— Start —

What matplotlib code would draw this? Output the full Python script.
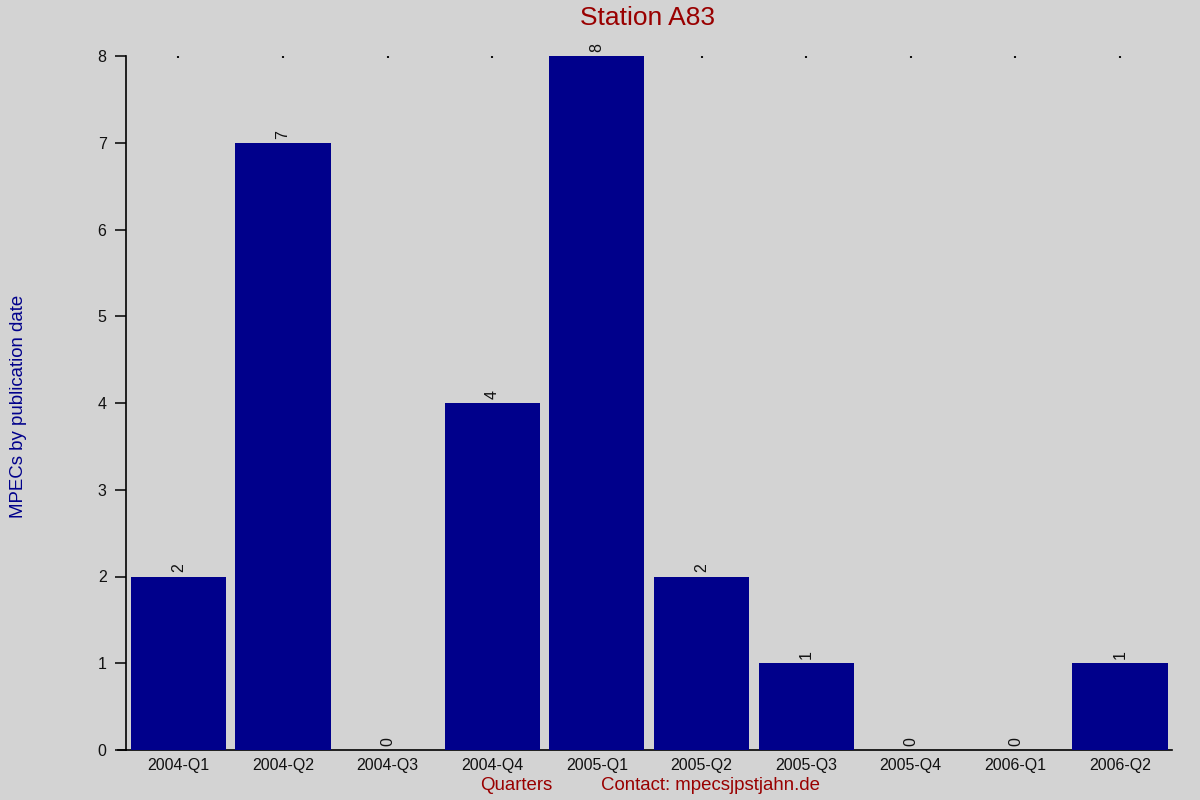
import matplotlib
matplotlib.use("Agg")
import matplotlib.pyplot as plt

# quarterly MPEC counts for the station
quarters = ['2004-Q1', '2004-Q2', '2004-Q3', '2004-Q4', '2005-Q1',
            '2005-Q2', '2005-Q3', '2005-Q4', '2006-Q1', '2006-Q2']
mpec_counts = [2, 7, 0, 4, 8, 2, 1, 0, 0, 1]
y_ticks = [0, 1, 2, 3, 4, 5, 6, 7, 8]

bg = '#d3d3d3'
plt.rcParams['font.family'] = ['Liberation Sans', 'DejaVu Sans']

fig = plt.figure(figsize=(12, 8), dpi=100, facecolor=bg)
ax = fig.add_axes([0.105, 0.0625, 0.872, 0.8675])
ax.set_facecolor(bg)

x = list(range(len(quarters)))
ax.bar(x, mpec_counts, width=0.91, color='#00008b', zorder=3)

# value labels above bars, rotated
for xi, v in zip(x, mpec_counts):
    ax.annotate(str(v), (xi, v), xytext=(0, 3), textcoords='offset points',
                rotation=90, ha='center', va='bottom', fontsize=11.5, color='#111111')

ax.set_xlim(-0.5, len(quarters) - 0.5)
ax.set_ylim(0, max(y_ticks))
ax.set_yticks(y_ticks)
ax.set_xticks(x)
ax.set_xticklabels(quarters)

for s in ['top', 'right']:
    ax.spines[s].set_visible(False)
ax.spines['left'].set_linewidth(1.2)
ax.spines['bottom'].set_linewidth(1.2)

ax.tick_params(axis='y', length=8, width=1.2, labelsize=11.5, pad=6, colors='#111111')
ax.tick_params(axis='x', bottom=False, top=True, direction='in', length=1.2,
               width=1.5, labelsize=11.5, pad=6, colors='#111111')
for t in ax.xaxis.get_ticklines():
    t.set_color('black')

# bottom axis line extends past the y axis by the tick length
ax.plot([-0.008, 0], [0, 0], transform=ax.transAxes, color='black',
        lw=1.2, clip_on=False)

fig.text(0.54, 0.978, 'Station A83', ha='center', va='center', fontsize=19,
         color='#990000')
fig.text(0.008, 0.4925, 'MPECs by publication date', rotation=90, va='center',
         ha='left', fontsize=13.4, color='#00008b')
fig.text(0.43, 0.018, 'Quarters', ha='center', va='center', fontsize=13.4,
         color='#990000')
fig.text(0.592, 0.018, 'Contact: mpecsjpstjahn.de', ha='center', va='center',
         fontsize=13.4, color='#990000')

fig.savefig('out.png', dpi=100, facecolor=bg)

— End —

Aim of the exercise => Transcribe the whole listing, character for character, but not its images.

Output of the task =>
What matplotlib code would draw this? Output the full Python script.
import matplotlib
matplotlib.use("Agg")
import matplotlib.pyplot as plt

# quarterly MPEC counts for the station
quarters = ['2004-Q1', '2004-Q2', '2004-Q3', '2004-Q4', '2005-Q1',
            '2005-Q2', '2005-Q3', '2005-Q4', '2006-Q1', '2006-Q2']
mpec_counts = [2, 7, 0, 4, 8, 2, 1, 0, 0, 1]
y_ticks = [0, 1, 2, 3, 4, 5, 6, 7, 8]

bg = '#d3d3d3'
plt.rcParams['font.family'] = ['Liberation Sans', 'DejaVu Sans']

fig = plt.figure(figsize=(12, 8), dpi=100, facecolor=bg)
ax = fig.add_axes([0.105, 0.0625, 0.872, 0.8675])
ax.set_facecolor(bg)

x = list(range(len(quarters)))
ax.bar(x, mpec_counts, width=0.91, color='#00008b', zorder=3)

# value labels above bars, rotated
for xi, v in zip(x, mpec_counts):
    ax.annotate(str(v), (xi, v), xytext=(0, 3), textcoords='offset points',
                rotation=90, ha='center', va='bottom', fontsize=11.5, color='#111111')

ax.set_xlim(-0.5, len(quarters) - 0.5)
ax.set_ylim(0, max(y_ticks))
ax.set_yticks(y_ticks)
ax.set_xticks(x)
ax.set_xticklabels(quarters)

for s in ['top', 'right']:
    ax.spines[s].set_visible(False)
ax.spines['left'].set_linewidth(1.2)
ax.spines['bottom'].set_linewidth(1.2)

ax.tick_params(axis='y', length=8, width=1.2, labelsize=11.5, pad=6, colors='#111111')
ax.tick_params(axis='x', bottom=False, top=True, direction='in', length=1.2,
               width=1.5, labelsize=11.5, pad=6, colors='#111111')
for t in ax.xaxis.get_ticklines():
    t.set_color('black')

# bottom axis line extends past the y axis by the tick length
ax.plot([-0.008, 0], [0, 0], transform=ax.transAxes, color='black',
        lw=1.2, clip_on=False)

fig.text(0.54, 0.978, 'Station A83', ha='center', va='center', fontsize=19,
         color='#990000')
fig.text(0.008, 0.4925, 'MPECs by publication date', rotation=90, va='center',
         ha='left', fontsize=13.4, color='#00008b')
fig.text(0.43, 0.018, 'Quarters', ha='center', va='center', fontsize=13.4,
         color='#990000')
fig.text(0.592, 0.018, 'Contact: mpecsjpstjahn.de', ha='center', va='center',
         fontsize=13.4, color='#990000')

fig.savefig('out.png', dpi=100, facecolor=bg)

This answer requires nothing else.